**GIVEN REQUEST**
Give back a single number, the count of lines containing the word "with".
-- Start STORED DATA --
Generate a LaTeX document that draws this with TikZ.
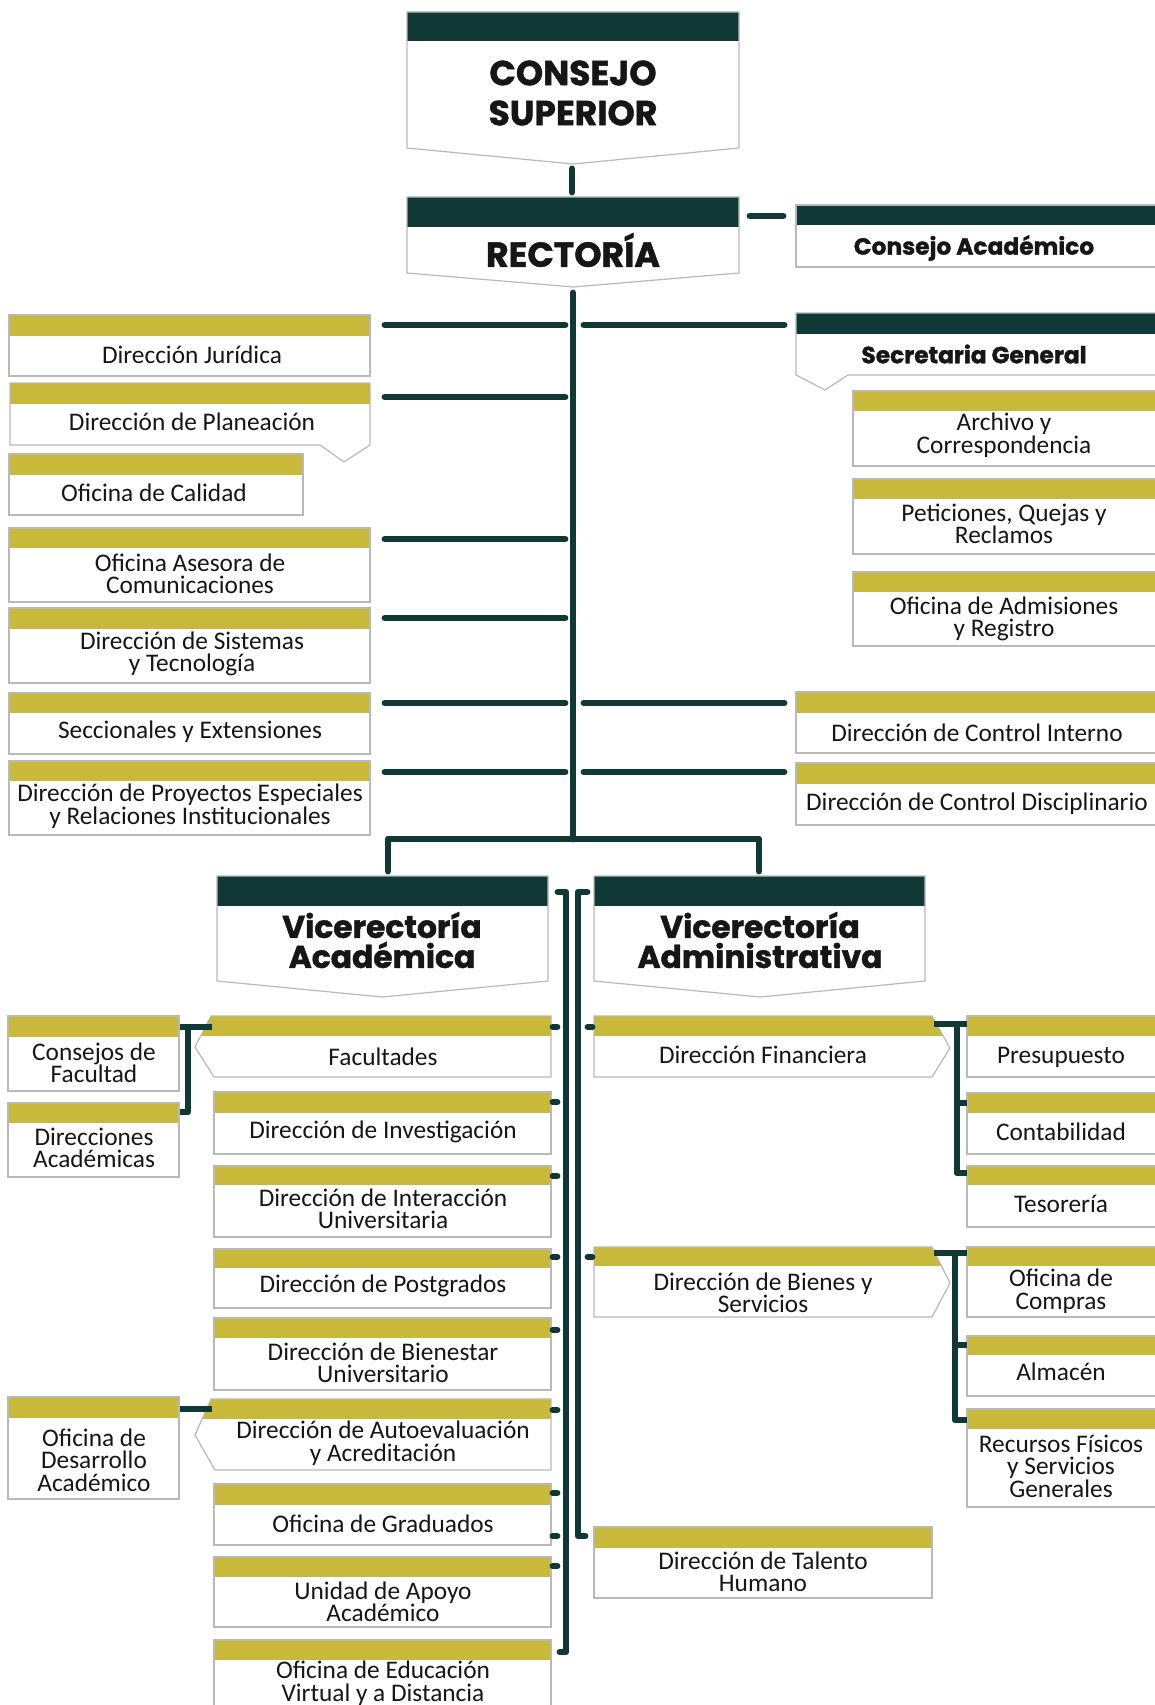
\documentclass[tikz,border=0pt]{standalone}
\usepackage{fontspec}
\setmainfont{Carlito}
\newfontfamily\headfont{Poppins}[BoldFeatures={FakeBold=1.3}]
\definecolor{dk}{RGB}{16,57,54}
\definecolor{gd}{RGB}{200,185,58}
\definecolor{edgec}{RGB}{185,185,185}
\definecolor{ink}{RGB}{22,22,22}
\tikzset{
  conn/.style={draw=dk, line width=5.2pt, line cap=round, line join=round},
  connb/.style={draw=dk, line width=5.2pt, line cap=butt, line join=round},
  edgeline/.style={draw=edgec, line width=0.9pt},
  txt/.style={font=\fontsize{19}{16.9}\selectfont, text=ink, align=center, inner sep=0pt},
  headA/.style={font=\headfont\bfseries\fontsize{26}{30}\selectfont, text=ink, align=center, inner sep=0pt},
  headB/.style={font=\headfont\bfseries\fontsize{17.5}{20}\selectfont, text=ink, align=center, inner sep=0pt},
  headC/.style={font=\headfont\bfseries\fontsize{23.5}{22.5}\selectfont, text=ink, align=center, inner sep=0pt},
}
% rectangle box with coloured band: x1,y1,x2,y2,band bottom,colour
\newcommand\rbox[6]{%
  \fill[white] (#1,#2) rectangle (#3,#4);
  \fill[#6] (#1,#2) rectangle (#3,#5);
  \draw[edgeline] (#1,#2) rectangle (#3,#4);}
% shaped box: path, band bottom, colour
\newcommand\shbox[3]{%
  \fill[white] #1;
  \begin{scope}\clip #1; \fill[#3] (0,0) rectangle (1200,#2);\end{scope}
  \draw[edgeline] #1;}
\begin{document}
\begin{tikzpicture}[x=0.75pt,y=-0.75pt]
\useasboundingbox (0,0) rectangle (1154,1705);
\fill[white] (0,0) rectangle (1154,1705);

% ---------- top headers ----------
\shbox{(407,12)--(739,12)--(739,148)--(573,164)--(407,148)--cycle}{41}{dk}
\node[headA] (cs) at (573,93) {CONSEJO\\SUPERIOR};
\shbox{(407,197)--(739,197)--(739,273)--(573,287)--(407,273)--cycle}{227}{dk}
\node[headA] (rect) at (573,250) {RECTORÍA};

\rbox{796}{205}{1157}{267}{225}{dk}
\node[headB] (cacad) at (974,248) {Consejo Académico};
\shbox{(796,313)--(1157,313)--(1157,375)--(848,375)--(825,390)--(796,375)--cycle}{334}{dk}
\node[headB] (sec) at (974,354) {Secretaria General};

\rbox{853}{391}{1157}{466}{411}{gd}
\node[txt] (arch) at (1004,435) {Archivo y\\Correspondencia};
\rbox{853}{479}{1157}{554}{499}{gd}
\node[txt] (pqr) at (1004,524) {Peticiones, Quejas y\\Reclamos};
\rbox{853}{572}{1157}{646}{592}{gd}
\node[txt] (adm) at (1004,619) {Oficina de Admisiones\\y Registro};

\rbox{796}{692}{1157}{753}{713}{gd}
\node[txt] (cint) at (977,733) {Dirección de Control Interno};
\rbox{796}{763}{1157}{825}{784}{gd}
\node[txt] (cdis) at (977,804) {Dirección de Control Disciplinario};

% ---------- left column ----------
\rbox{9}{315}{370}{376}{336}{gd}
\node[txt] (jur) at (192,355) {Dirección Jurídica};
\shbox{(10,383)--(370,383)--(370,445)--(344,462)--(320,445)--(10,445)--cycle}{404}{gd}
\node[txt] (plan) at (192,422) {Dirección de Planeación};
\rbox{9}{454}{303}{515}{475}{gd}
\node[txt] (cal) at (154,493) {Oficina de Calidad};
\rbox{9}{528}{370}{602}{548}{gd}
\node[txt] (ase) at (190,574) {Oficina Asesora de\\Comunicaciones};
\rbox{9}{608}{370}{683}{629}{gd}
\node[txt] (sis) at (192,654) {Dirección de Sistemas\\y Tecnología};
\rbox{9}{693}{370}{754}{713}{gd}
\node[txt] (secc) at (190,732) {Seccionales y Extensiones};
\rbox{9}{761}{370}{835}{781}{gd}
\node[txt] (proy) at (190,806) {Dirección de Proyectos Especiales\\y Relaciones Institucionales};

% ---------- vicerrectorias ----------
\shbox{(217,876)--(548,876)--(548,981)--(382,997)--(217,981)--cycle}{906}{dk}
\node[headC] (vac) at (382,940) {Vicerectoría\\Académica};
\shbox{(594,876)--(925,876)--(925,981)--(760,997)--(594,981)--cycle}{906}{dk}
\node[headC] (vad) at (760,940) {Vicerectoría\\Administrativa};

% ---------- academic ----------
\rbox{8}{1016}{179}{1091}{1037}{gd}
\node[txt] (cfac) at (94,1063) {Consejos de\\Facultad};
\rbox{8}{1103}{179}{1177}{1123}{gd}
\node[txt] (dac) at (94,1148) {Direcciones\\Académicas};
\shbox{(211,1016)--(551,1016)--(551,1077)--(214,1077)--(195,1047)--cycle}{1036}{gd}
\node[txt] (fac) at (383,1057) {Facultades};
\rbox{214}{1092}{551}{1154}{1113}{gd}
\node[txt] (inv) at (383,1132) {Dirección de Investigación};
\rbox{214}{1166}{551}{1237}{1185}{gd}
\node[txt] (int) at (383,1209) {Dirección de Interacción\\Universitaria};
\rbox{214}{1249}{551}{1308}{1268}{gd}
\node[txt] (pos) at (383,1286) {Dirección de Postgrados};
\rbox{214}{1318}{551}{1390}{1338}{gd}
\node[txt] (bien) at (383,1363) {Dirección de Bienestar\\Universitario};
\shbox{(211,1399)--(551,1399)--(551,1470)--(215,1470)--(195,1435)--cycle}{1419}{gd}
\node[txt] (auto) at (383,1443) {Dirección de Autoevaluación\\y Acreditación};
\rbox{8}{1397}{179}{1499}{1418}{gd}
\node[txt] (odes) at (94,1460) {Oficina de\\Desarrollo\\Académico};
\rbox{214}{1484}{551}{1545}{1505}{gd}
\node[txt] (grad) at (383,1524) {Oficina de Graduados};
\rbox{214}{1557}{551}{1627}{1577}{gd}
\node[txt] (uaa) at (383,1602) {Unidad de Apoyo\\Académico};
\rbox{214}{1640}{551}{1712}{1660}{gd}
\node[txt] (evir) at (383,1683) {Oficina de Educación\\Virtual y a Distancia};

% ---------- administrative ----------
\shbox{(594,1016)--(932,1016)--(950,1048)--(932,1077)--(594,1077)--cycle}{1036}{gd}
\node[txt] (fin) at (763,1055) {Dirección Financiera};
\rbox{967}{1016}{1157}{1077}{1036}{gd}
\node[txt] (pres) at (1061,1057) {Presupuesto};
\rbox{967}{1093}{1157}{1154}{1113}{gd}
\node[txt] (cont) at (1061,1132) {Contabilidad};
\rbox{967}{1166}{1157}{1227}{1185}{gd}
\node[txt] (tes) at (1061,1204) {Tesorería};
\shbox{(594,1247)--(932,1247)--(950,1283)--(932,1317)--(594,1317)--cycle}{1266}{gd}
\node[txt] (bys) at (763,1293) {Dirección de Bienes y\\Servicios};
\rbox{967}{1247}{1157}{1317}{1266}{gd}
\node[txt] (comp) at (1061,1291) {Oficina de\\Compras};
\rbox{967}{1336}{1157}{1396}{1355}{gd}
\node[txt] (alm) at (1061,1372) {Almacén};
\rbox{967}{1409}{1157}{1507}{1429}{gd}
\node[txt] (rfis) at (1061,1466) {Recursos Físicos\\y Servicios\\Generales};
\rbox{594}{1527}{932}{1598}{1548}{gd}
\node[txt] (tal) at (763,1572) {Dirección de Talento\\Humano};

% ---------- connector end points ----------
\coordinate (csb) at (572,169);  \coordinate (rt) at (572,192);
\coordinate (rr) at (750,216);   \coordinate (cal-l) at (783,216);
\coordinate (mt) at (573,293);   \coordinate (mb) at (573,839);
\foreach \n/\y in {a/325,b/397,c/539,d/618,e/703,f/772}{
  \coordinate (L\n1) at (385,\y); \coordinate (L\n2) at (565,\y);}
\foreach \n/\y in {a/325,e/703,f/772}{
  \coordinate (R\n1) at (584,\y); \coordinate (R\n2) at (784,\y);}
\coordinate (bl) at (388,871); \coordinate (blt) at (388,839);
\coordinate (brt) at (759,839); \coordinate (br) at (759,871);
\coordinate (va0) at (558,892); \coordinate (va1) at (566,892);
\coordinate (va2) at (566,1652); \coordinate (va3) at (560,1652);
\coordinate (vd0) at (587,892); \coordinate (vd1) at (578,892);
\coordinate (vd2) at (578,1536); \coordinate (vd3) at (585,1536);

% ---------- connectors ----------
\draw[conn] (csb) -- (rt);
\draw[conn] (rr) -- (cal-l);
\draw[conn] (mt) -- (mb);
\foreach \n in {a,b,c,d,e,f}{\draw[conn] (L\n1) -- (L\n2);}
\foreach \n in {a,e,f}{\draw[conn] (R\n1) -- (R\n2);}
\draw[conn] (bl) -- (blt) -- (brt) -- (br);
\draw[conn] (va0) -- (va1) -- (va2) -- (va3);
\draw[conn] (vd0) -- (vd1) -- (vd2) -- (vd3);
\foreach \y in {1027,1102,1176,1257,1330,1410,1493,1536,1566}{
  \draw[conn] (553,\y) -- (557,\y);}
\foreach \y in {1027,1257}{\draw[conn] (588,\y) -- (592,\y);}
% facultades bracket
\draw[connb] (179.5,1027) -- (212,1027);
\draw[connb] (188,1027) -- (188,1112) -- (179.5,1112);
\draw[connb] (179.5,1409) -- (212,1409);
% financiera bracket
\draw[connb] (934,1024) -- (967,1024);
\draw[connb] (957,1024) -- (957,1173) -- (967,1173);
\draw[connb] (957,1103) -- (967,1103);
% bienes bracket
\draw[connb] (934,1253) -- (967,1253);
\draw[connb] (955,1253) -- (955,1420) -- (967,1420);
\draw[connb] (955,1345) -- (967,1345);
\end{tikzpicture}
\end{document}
-- End STORED DATA --
**FULL RESPONSE**
2